Georgia head coach Courtney Kupets Carter and volunteer assistant coach Suzanne Yoculan Leebern.
Georgia head coach Courtney Kupets Carter and volunteer assistant coach Suzanne Yoculan Leebern. Nicole Adamson Georgia Sports Communications

In the years after her retirement in 2009, the results weren’t the same. Yoculan (now Yoculan Leebern) felt a need to return in 2017 as a volunteer assistant coach, when her former star athlete took the reins as Georgia’s head coach. A dynamic duo returned.

“We saw her walk in and we were all scared of her,” former Georgia gymnast Sydney Snead said. “I thought I was going to pee my pants, but she’s amazing and we all got close with her — after we were terrified, of course.”
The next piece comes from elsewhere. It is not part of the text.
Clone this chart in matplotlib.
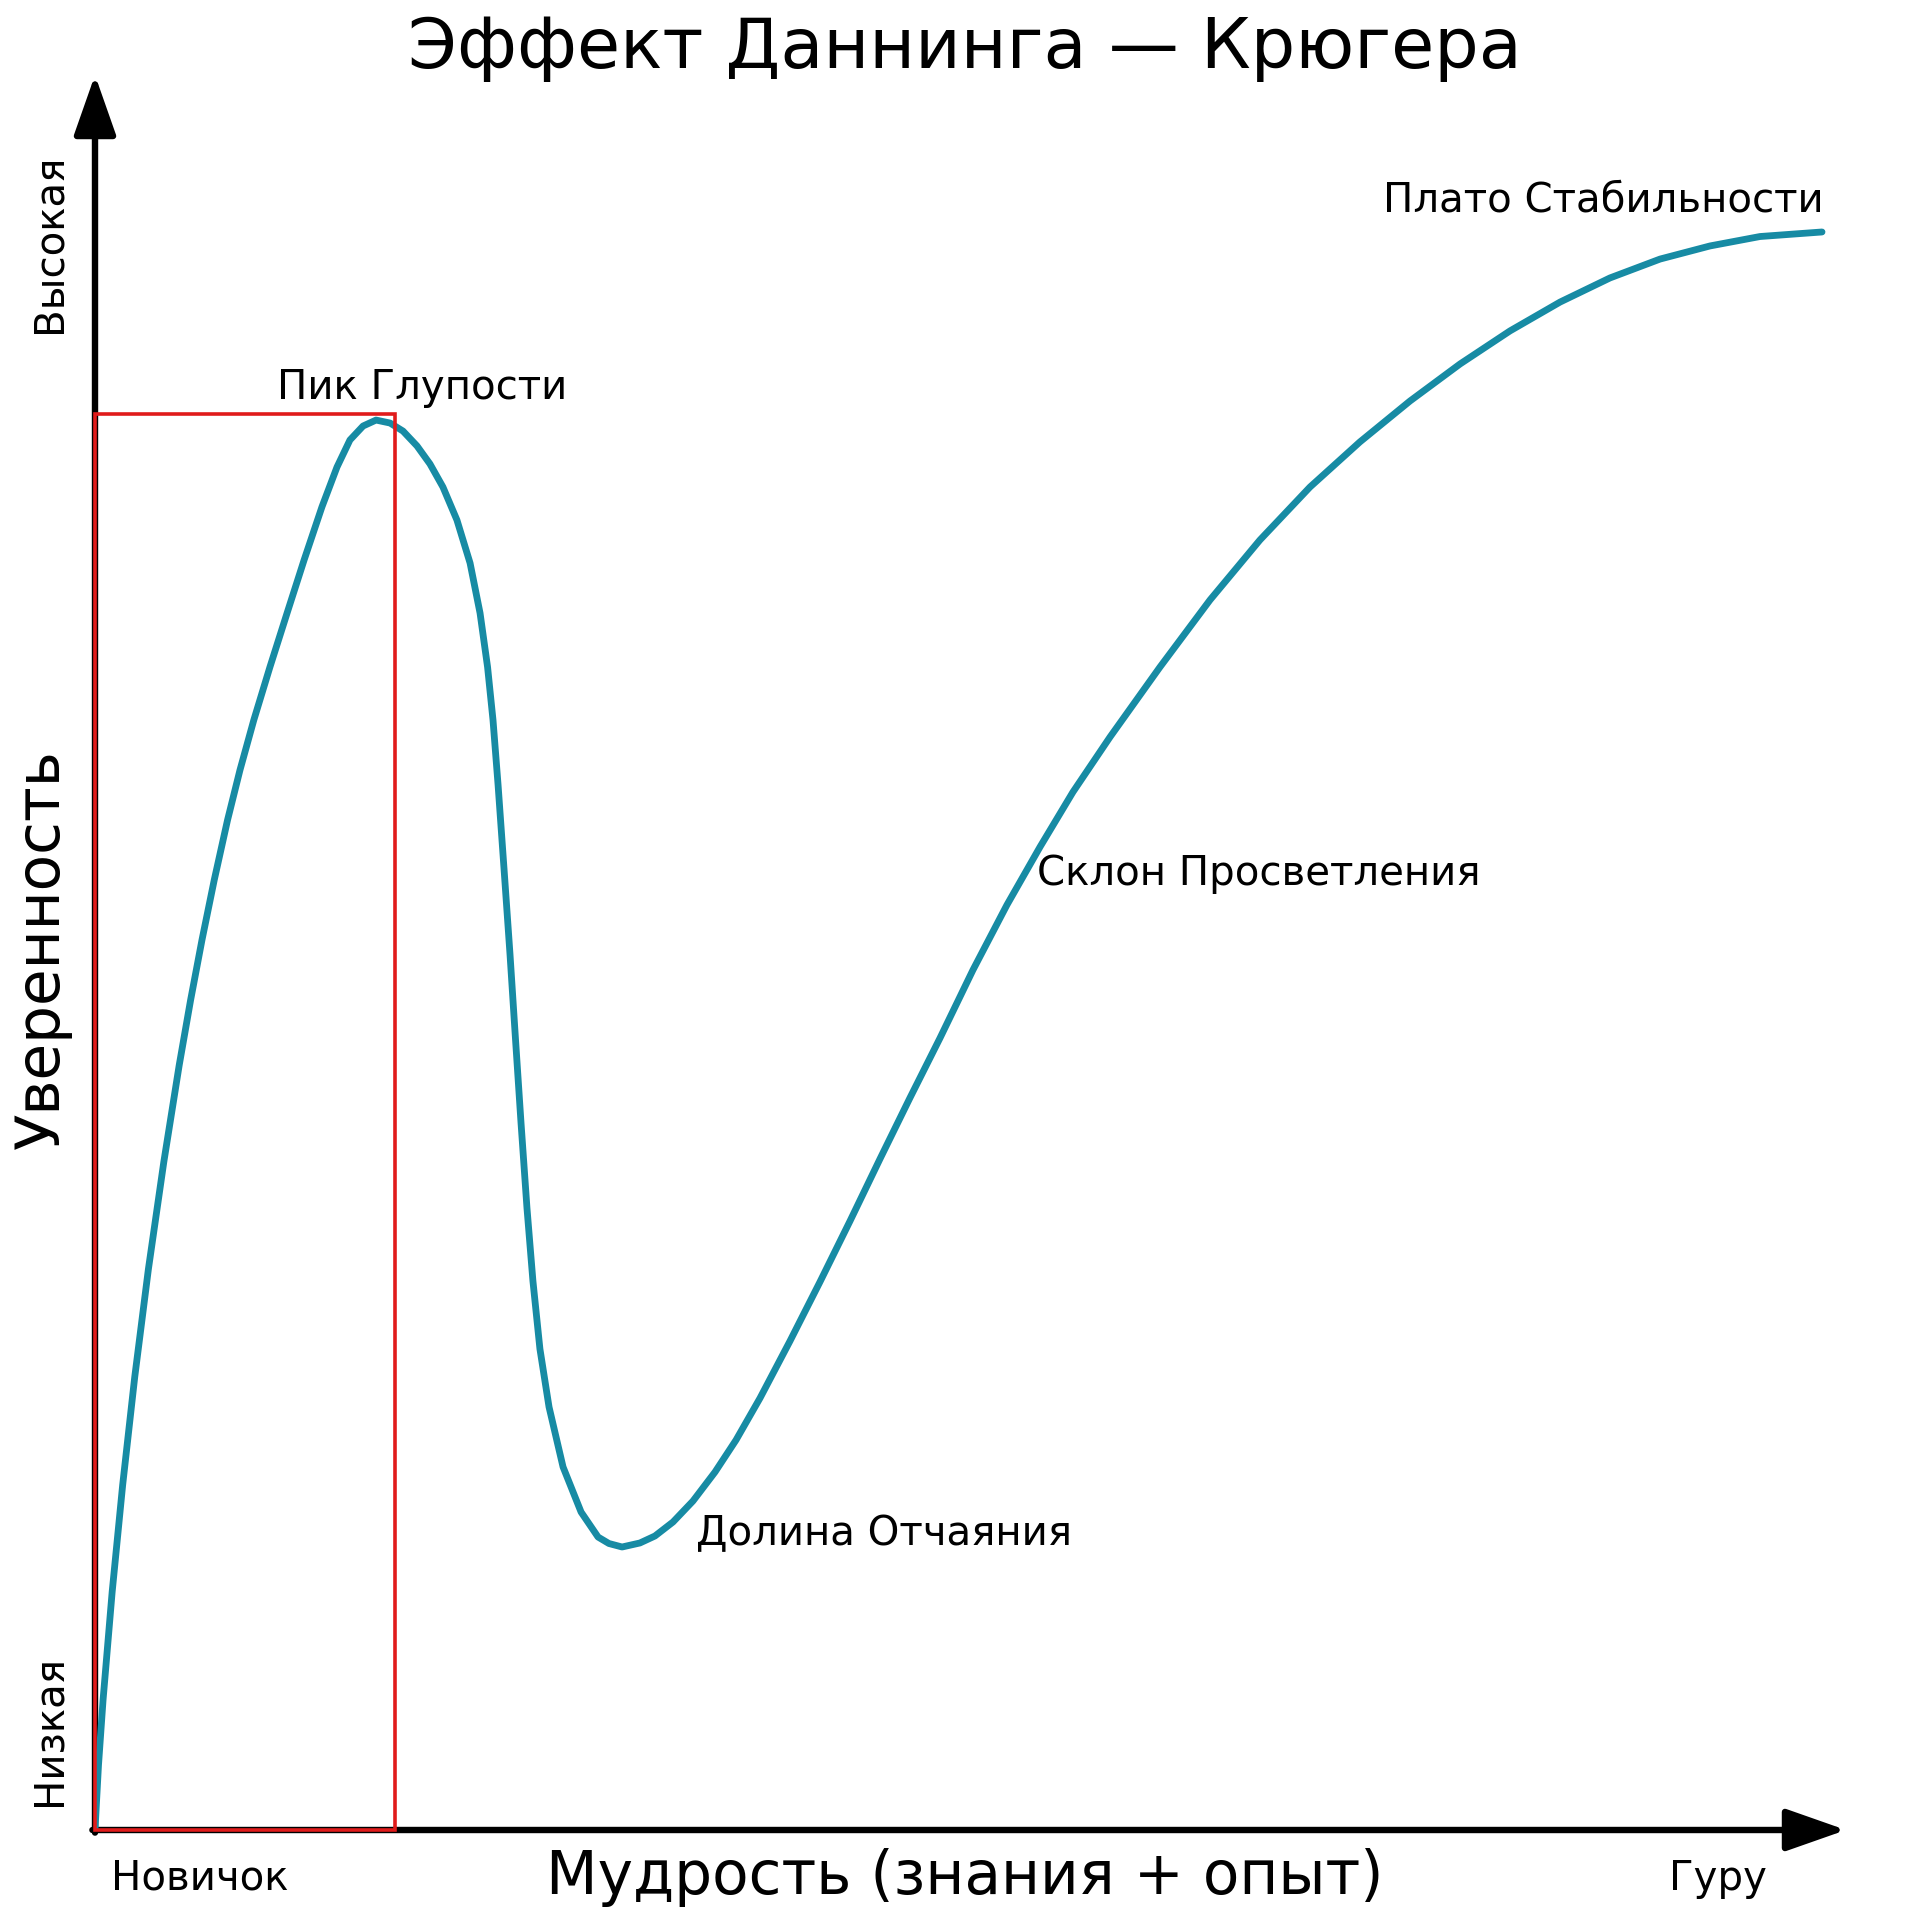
import matplotlib
matplotlib.use('Agg')
import matplotlib.pyplot as plt
from matplotlib.patches import Rectangle

# curve: wisdom (0..100) vs confidence (0..100)
wisdom = [0.00, 0.20, 0.46, 0.98, 1.58, 2.27, 3.05, 3.93, 4.81, 5.46,
          6.11, 6.81, 7.57, 8.28, 9.07, 9.99, 10.97, 11.94, 12.96, 13.82,
          14.56, 15.31, 16.05, 16.85, 17.59, 18.39, 19.13, 19.87, 20.67, 21.42,
          21.99, 22.42, 22.73, 23.02, 23.36, 23.70, 24.01, 24.33, 24.67, 25.01,
          25.41, 25.93, 26.73, 27.76, 28.73, 29.35, 30.10, 31.12, 31.98, 33.01, 34.15,
          35.41, 36.61, 37.98, 39.69, 41.40, 43.12, 44.83, 46.54, 48.26, 50.14,
          52.08, 53.97, 55.85, 57.97, 60.82, 63.68, 66.53, 69.39, 72.24, 75.10,
          77.96, 80.81, 83.67, 86.52, 89.38, 92.23, 95.09, 98.63]
confidence = [0, 3.72, 7.44, 13.62, 19.74, 25.92, 32.09, 38.22, 43.76, 47.48,
              50.92, 54.35, 57.78, 60.64, 63.50, 66.53, 69.62, 72.65, 75.69, 77.97,
              79.52, 80.32, 80.66, 80.49, 80.03, 79.18, 78.15, 76.83, 74.94, 72.48,
              69.62, 66.53, 63.50, 59.78, 54.98, 50.11, 45.31, 40.45, 35.58, 31.41,
              27.52, 24.20, 20.77, 18.19, 16.76, 16.39, 16.19, 16.42, 16.82, 17.62, 18.82,
              20.48, 22.31, 24.71, 27.97, 31.35, 34.84, 38.39, 41.88, 45.31, 49.20,
              52.92, 56.24, 59.38, 62.53, 66.53, 70.37, 73.80, 76.83, 79.41, 81.75,
              83.87, 85.76, 87.41, 88.79, 89.87, 90.62, 91.16, 91.42]

# highlighted "novice" zone
zone_width = 17.13
zone_height = 81.0

stage_labels = ['Пик Глупости', 'Долина Отчаяния', 'Склон Просветления', 'Плато Стабильности']
stage_x = [10.4, 34.3, 53.8, 98.7]
stage_y = [82.5, 16.9, 54.7, 93.2]
stage_ha = ['left', 'left', 'left', 'right']

title = 'Эффект Даннинга — Крюгера'
x_label = 'Мудрость (знания + опыт)'
y_label = 'Уверенность'
x_ends = ['Новичок', 'Гуру']
y_ends = ['Низкая', 'Высокая']

teal = '#178ba4'

fig = plt.figure(figsize=(19.2, 19.2), dpi=100)
ax = fig.add_axes([95 / 1920, 90 / 1920, 1751 / 1920, 1748 / 1920])
ax.set_xlim(0, 100)
ax.set_ylim(0, 100)
ax.axis('off')

ax.plot(wisdom, confidence, color=teal, lw=4.9, solid_capstyle='round',
        solid_joinstyle='round', zorder=3)

ax.add_patch(Rectangle((0, 0), zone_width, zone_height, fill=False,
                       edgecolor='#e01b1b', lw=2.6, zorder=4, clip_on=False))

# axis arrows
arrow = dict(arrowstyle='-|>,head_length=3.7,head_width=1.3', lw=4.6,
             color='black', shrinkA=0, shrinkB=0, mutation_scale=10)
ax.annotate('', xy=(0, 100.4), xytext=(0, -0.15), arrowprops=arrow,
            zorder=2, annotation_clip=False)
ax.annotate('', xy=(100, 0), xytext=(-0.15, 0), arrowprops=arrow,
            zorder=2, annotation_clip=False)

for lab, x, y, ha in zip(stage_labels, stage_x, stage_y, stage_ha):
    ax.text(x, y, lab, fontsize=29, ha=ha, va='center')

ax.text(49.7, 101.9, title, fontsize=50.5, ha='center', va='center', clip_on=False)
ax.text(49.7, -2.7, x_label, fontsize=43, ha='center', va='center', clip_on=False)
ax.text(-3.0, 50.4, y_label, fontsize=43, ha='center', va='center',
        rotation=90, clip_on=False)
ax.text(0.9, -2.8, x_ends[0], fontsize=29, ha='left', va='center', clip_on=False)
ax.text(92.7, -2.8, x_ends[1], fontsize=29, ha='center', va='center', clip_on=False)
ax.text(-2.6, 5.7, y_ends[0], fontsize=29, ha='center', va='center',
        rotation=90, clip_on=False)
ax.text(-2.6, 90.8, y_ends[1], fontsize=29, ha='center', va='center',
        rotation=90, clip_on=False)

fig.savefig('out.png', dpi=100, facecolor='white')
After two seasons, she handed those duties to another former gymnast — Katie Heenan Dodson. Yoculan had a two-year timeline in her head when accepting the role, and now wanted to hang it up. Heenan Dodson won’t be as involved as a volunteer coach with four children, a job as an elementary school religion teacher and commuting from north Atlanta.

Yoculan Leebern takes more of a behind-the-scenes role, too. Her only known involvement with the GymDogs’ is a Ten-0 booster club in an effort to promote — many years later — and find ways to boost fan engagement inside Stegeman Coliseum. While Georgia started its 2020 season, she spent time with her husband, Don Leebern, in Rwanda.

“Katie will immediately hold the gymnasts to a high standard,” Yoculan Leebern said. “Katie and Courtney already know how each other acts. They’ll be on the same page in coaching the ‘GymDog way.’”

Georgia has a vision for titles yet again. The GymDogs felt the “old days” of program success after posting their first 198 score in the NCAA Athens Regional — finishing second to Oklahoma, then ending the season at eighth in the semifinals — since the last title in 2009.

For 36 years, she remained the coach others must go through to get to a national championship. Now, Yoculan Leebern allows a legacy to continue through new eyes.

“I didn’t ever know I was going to be a coach,” she said. “When doors open, you have to kick them in and take risks. There’s no dream too big.”